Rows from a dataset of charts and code
******

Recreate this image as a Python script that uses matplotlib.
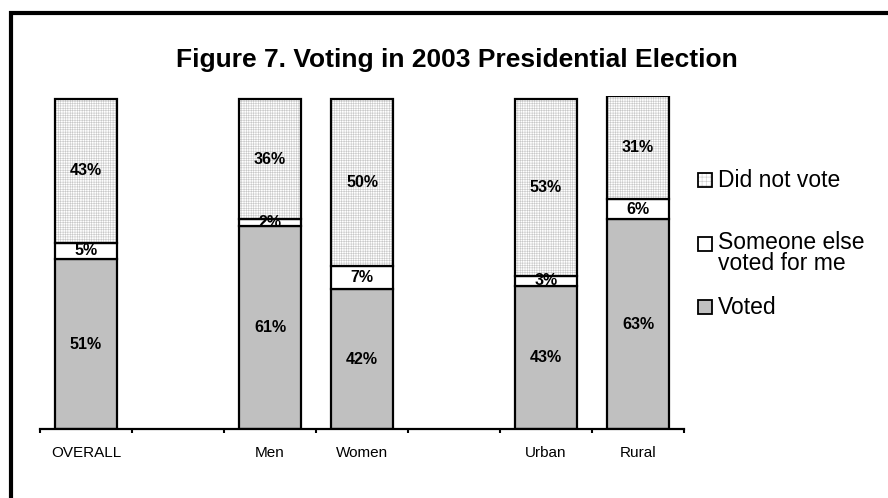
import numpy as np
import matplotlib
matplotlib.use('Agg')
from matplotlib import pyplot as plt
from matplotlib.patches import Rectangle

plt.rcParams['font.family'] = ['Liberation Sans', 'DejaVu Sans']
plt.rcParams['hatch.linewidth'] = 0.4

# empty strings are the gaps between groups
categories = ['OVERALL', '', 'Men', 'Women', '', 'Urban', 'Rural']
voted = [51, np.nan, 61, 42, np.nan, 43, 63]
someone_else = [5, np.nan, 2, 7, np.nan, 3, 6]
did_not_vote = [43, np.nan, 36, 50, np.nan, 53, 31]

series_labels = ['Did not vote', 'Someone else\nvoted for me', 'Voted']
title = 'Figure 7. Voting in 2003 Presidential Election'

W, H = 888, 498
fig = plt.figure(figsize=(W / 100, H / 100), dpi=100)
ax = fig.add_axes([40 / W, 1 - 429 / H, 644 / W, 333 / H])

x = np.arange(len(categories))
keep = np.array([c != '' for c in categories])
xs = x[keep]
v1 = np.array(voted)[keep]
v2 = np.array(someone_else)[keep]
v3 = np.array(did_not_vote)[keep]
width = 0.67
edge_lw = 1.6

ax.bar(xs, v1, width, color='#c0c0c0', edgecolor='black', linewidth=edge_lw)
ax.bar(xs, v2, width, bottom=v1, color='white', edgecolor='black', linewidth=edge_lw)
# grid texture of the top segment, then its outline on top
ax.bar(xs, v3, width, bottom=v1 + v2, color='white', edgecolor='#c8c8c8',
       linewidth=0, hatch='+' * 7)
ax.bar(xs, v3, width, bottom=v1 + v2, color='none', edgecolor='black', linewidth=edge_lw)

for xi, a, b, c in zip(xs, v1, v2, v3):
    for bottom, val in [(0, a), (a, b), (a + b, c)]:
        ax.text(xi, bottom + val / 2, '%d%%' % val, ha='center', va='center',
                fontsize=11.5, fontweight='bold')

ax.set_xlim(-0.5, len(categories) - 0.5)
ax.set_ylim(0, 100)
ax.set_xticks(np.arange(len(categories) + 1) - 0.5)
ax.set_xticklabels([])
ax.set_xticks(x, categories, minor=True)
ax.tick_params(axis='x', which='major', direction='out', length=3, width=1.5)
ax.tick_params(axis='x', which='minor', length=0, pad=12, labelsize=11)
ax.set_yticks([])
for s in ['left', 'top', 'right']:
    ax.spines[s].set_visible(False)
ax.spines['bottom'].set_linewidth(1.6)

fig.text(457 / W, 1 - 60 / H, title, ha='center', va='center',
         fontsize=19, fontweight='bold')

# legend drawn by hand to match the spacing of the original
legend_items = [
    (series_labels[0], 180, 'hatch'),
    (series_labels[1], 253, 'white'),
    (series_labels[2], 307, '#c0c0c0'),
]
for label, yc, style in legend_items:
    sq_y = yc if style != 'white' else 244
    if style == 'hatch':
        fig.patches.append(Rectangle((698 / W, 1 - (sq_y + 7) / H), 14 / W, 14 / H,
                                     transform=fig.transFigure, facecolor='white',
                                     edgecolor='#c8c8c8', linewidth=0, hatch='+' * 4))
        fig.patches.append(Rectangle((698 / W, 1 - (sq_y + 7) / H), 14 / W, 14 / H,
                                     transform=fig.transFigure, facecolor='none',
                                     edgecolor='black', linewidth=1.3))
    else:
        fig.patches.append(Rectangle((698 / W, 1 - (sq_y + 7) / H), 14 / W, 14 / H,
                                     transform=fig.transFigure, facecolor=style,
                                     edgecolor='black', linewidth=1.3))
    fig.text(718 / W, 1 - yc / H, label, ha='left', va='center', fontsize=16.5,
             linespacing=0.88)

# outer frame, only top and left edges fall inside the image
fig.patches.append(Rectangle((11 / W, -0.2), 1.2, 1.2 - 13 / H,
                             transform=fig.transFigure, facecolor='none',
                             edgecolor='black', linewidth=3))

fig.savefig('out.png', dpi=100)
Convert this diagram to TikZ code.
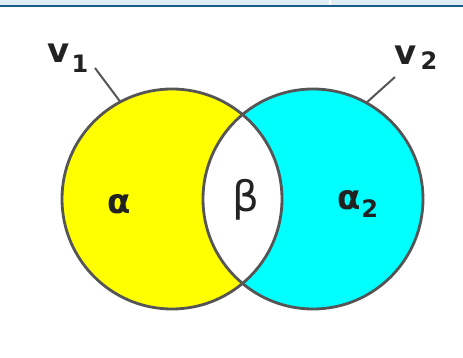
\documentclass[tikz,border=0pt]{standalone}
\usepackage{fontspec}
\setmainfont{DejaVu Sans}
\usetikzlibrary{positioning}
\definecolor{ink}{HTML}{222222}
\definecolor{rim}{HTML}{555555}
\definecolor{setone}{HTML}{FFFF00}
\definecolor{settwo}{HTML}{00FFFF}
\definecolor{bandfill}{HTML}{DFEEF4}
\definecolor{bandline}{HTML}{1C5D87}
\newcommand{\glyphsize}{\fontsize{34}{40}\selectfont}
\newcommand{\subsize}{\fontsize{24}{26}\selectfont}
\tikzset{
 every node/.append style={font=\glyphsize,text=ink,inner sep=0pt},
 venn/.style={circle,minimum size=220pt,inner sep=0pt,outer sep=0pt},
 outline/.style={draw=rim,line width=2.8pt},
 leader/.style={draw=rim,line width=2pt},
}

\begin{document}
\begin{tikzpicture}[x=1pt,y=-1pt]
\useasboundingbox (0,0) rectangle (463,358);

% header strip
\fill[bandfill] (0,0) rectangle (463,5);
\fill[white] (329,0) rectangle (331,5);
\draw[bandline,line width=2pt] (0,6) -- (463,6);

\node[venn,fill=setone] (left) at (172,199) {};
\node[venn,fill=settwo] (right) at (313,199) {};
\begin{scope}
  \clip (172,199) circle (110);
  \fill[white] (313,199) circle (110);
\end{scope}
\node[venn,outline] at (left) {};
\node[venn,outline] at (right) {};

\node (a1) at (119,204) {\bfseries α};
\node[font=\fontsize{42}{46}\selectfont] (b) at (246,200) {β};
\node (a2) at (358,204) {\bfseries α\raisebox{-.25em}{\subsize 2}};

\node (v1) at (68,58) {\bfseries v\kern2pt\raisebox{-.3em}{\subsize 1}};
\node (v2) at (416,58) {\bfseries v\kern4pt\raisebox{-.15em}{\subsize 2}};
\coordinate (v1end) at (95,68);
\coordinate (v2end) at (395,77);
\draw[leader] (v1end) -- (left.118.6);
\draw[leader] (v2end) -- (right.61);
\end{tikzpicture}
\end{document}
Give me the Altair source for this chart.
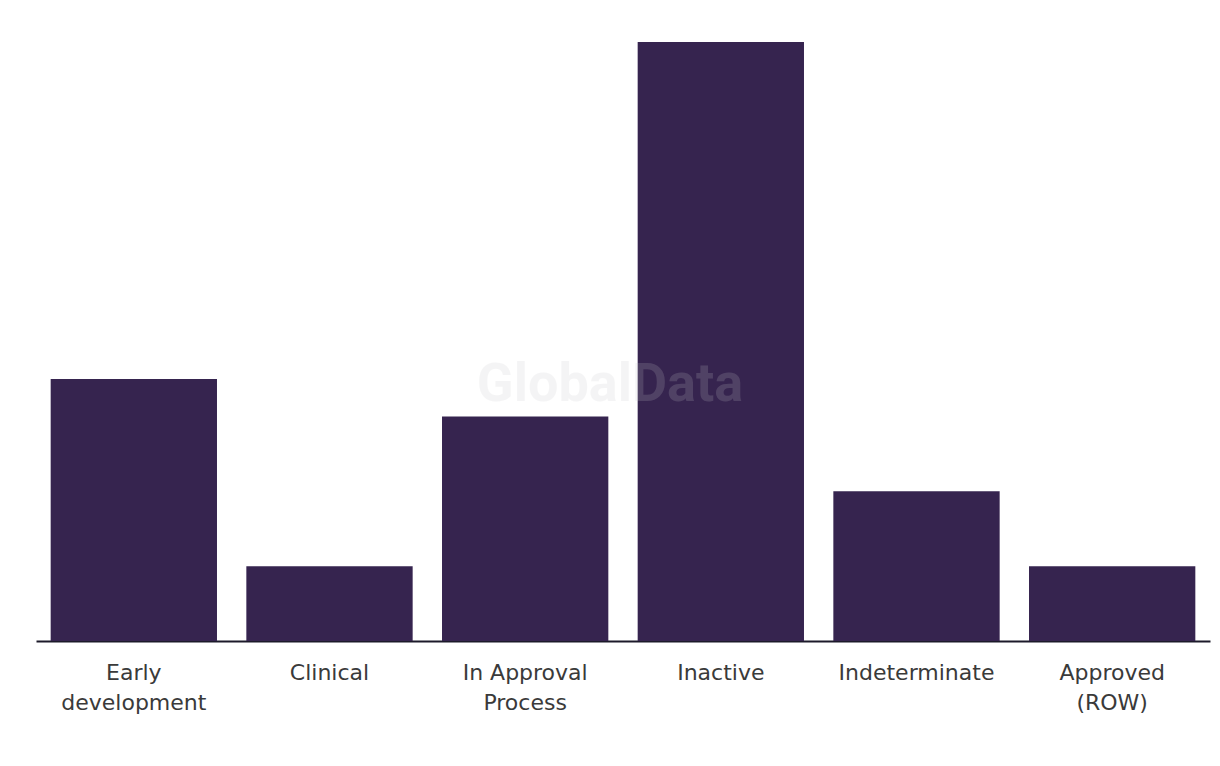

******

## What to produce
Give again, word for word, every line from the top of the data through the line with "did_not_vote = [43, np.nan, 36, 50, np.nan, 53, 31]", both ends included, and exclude the pictures.

## Correct answer
Recreate this image as a Python script that uses matplotlib.
import numpy as np
import matplotlib
matplotlib.use('Agg')
from matplotlib import pyplot as plt
from matplotlib.patches import Rectangle

plt.rcParams['font.family'] = ['Liberation Sans', 'DejaVu Sans']
plt.rcParams['hatch.linewidth'] = 0.4

# empty strings are the gaps between groups
categories = ['OVERALL', '', 'Men', 'Women', '', 'Urban', 'Rural']
voted = [51, np.nan, 61, 42, np.nan, 43, 63]
someone_else = [5, np.nan, 2, 7, np.nan, 3, 6]
did_not_vote = [43, np.nan, 36, 50, np.nan, 53, 31]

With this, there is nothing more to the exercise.